Rosen believes his outsider status gives him freedom to be honest about what he sees. “All the big architecture magazines have an unholy alliance with celebrity culture and sometimes just become PR for them,” Rosen explained. “There’s a silence that occurs. There’s a movie critic and architecture critic in The New York Times, but there’s not an interior design critic who’s looking at new collections or looking at homes in the same way as new music or film. It’s a lane that people in the design world are glad to see filmed.”

One of the reasons why architecture is so addictive online is that we’re able to travel around the world in the palm of our hand, looking at places that are often significantly more interesting than what’s in front of us. “People are naturally drawn to beauty and well-designed spaces, but many don’t have access to them,” said Nino Ferrari-Mathis, the undergraduate architecture student behind Ninos Buildings, an account on Instagram and TikTok (with 583,000 combined followers). He often visits famous buildings as part of his schoolwork. He credits a friend for encouraging him to document these field trips. Soon Ferrari-Mathis began posting the videos. In them, we’re hearing stories about the buildings, with Ferrari-Mathis as narrator and tour guide. He’s learning right alongside his audience as he produces his videos. “I feel like it’s served as an apprenticeship, a different form of firsthand learning that has become rare in institutional spaces,” he said. “Even as an architecture student, I often struggle to fully understand what I’m learning, so I can only imagine how people outside the industry feel.”
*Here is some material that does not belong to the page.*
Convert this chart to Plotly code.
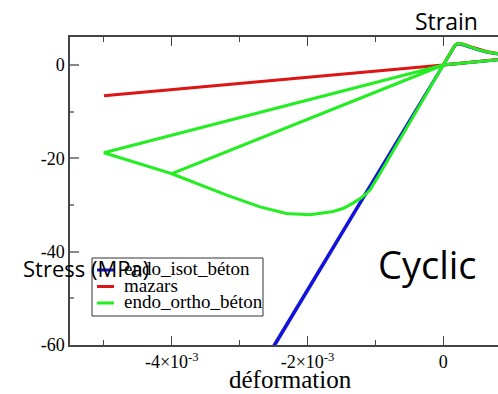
import plotly.graph_objects as go

# Strain (-) / stress (MPa) histories for the three concrete models
isot_strain = [0, 0.1e-3, 0.17e-3, 0.21e-3, 0.25e-3, 0.3e-3, 0.4e-3, 0.5e-3, 0.65e-3, 0.8e-3, 1.0e-3, 1.2e-3,
               0, -0.5e-3, -1.0e-3, -1.5e-3, -2.0e-3, -2.5e-3, -2.7e-3,
               -2.0e-3, -1.0e-3, 0]
isot_stress = [0, 2.4, 4.1, 4.55, 4.5, 4.25, 3.75, 3.3, 2.75, 2.3, 1.9, 1.65,
               0, -12.1, -24.2, -36.3, -48.7, -60.5, -65.0,
               -48.0, -24.0, 0]

mazars_strain = [0, 0.1e-3, 0.17e-3, 0.21e-3, 0.25e-3, 0.3e-3, 0.4e-3, 0.5e-3, 0.65e-3, 0.8e-3, 1.0e-3, 1.2e-3,
                 0, -5.0e-3]
mazars_stress = [0, 2.45, 4.15, 4.6, 4.6, 4.45, 3.95, 3.45, 2.85, 2.45, 2.05, 1.75,
                 0, -6.6]

ortho_strain = [0, 0.1e-3, 0.17e-3, 0.21e-3, 0.25e-3, 0.3e-3, 0.4e-3, 0.5e-3, 0.65e-3, 0.8e-3, 1.0e-3, 1.2e-3,
                0, -0.3e-3, -0.64e-3, -0.93e-3, -1.08e-3, -1.2e-3, -1.33e-3, -1.47e-3, -1.62e-3, -1.965e-3,
                -2.31e-3, -2.70e-3, -3.19e-3, -3.685e-3, -4.0e-3,
                0, -4.0e-3, -5.0e-3, 0]
ortho_stress = [0, 2.45, 4.15, 4.6, 4.6, 4.4, 3.9, 3.35, 2.8, 2.35, 1.95, 1.65,
                0, -7.5, -16.1, -23.2, -26.8, -28.4, -29.6, -30.7, -31.4, -32.1,
                -31.8, -30.4, -27.9, -25.0, -23.3,
                0, -23.3, -18.8, 0]

series_names = ["endo_isot_béton", "mazars", "endo_ortho_béton"]
series_colors = ["#1414d8", "#dd1414", "#22ee22"]

x_ticks = [-4e-3, -2e-3, 0]
x_tick_text = ["-4×10<sup>-3</sup>", "-2×10<sup>-3</sup>", "0"]
x_minor = [-5e-3, -3e-3, -1e-3]
y_ticks = [0, -20, -40, -60]
y_tick_text = ["0", "-20", "-40", "-60"]
y_minor = [-10, -30, -50]

serif = "Liberation Serif"
sans = "Open Sans"
axis_col = "#444444"

# plot area geometry (pixels) used to place the legend box and captions
W, H = 498, 394
L, R, T, B = 70, 0, 37, 49
PW, PH = W - L - R, H - T - B


def px(xp):
    return (xp - L) / PW


def py(yp):
    return (H - B - yp) / PH


fig = go.Figure()
for xs, ys, name, col in zip([isot_strain, mazars_strain, ortho_strain],
                             [isot_stress, mazars_stress, ortho_stress],
                             series_names, series_colors):
    fig.add_trace(go.Scatter(x=xs, y=ys, mode="lines", name=name,
                             line=dict(color=col, width=3), showlegend=False))

# legend: framed box with short line samples
shapes = [dict(type="rect", xref="paper", yref="paper",
               x0=px(92), x1=px(263), y0=py(316), y1=py(258),
               line=dict(color="#333333", width=1), fillcolor="white", layer="above")]
annotations = []
row_y = [270, 286.5, 303]
for name, col, ry in zip(series_names, series_colors, row_y):
    shapes.append(dict(type="line", xref="paper", yref="paper",
                       x0=px(97), x1=px(114), y0=py(ry), y1=py(ry),
                       line=dict(color=col, width=3), layer="above"))
    annotations.append(dict(text=name, xref="paper", yref="paper", x=px(122), y=py(ry - 1.5),
                            xanchor="left", yanchor="middle", showarrow=False,
                            font=dict(family=serif, size=19, color="black")))

annotations += [
    dict(text="déformation", xref="paper", yref="paper", x=px(290), y=py(380),
         xanchor="center", yanchor="middle", showarrow=False,
         font=dict(family=serif, size=25, color="black")),
    dict(text="Strain", xref="paper", yref="paper", x=px(446), y=py(21),
         xanchor="center", yanchor="middle", showarrow=False,
         font=dict(family=sans, size=23, color="black")),
    dict(text="Stress (MPa)", xref="paper", yref="paper", x=px(86), y=py(268),
         xanchor="center", yanchor="middle", showarrow=False,
         font=dict(family=sans, size=22, color="black")),
    dict(text="Cyclic", xref="paper", yref="paper", x=px(427), y=py(264),
         xanchor="center", yanchor="middle", showarrow=False,
         font=dict(family=sans, size=38, color="black")),
]

fig.update_layout(
    width=W, height=H,
    margin=dict(l=L, r=R, t=T, b=B),
    paper_bgcolor="white", plot_bgcolor="white",
    showlegend=False,
    xaxis=dict(range=[-5.5e-3, 0.807e-3], tickvals=x_ticks, ticktext=x_tick_text,
               ticks="inside", ticklen=9, tickcolor=axis_col, tickwidth=1,
               showline=True, linecolor=axis_col, linewidth=1.5, mirror="ticks",
               showgrid=False, zeroline=False,
               tickfont=dict(family=serif, size=18, color="black"),
               minor=dict(tickvals=x_minor, ticks="inside", ticklen=5, tickcolor=axis_col)),
    yaxis=dict(range=[-60, 6.0], tickvals=y_ticks, ticktext=y_tick_text,
               ticks="inside", ticklen=9, tickcolor="#888888", tickwidth=1.5,
               showline=True, linecolor=axis_col, linewidth=1.5, mirror=False,
               showgrid=False, zeroline=False,
               tickfont=dict(family=serif, size=18, color="black"),
               minor=dict(tickvals=y_minor, ticks="inside", ticklen=4, tickcolor="#888888")),
    shapes=shapes,
    annotations=annotations,
)

fig.write_html("out.html")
The ranks of architects and designers becoming content creators provokes a question: Will they eventually pursue this as an alternative career path if it becomes lucrative enough? Of the creators AN spoke to, only Regan makes a living off her work. After a layoff from a job in sales, she decided to pursue content creation full-time, and so far it has worked for her. But most see it as a complement to their career. Hicks noted that the only reason he felt comfortable starting a YouTube channel is because he earned tenure. “I had to feel safe in order to start,” he said. “This is my hobby, and I don’t really want too much more out of it than what it is.… I don’t think the roller-coaster ride of being at the mercy of AdSense and the YouTube algorithm would work for me.” However, it might be a path for his students. Hicks is now teaching a seminar on video and film essays. “I didn’t pitch the seminar as having anything to do with YouTube, but the students ask about the algorithm a lot,” he said. “I’m hesitant to go there—I think I want this to be broader—but at the same time, this is the world that they’re in, and this is the world in which the practice of architecture operates. YouTube might not always be around, but video is not going away.”
Diana Budds is a design journalist based in Brooklyn, New York.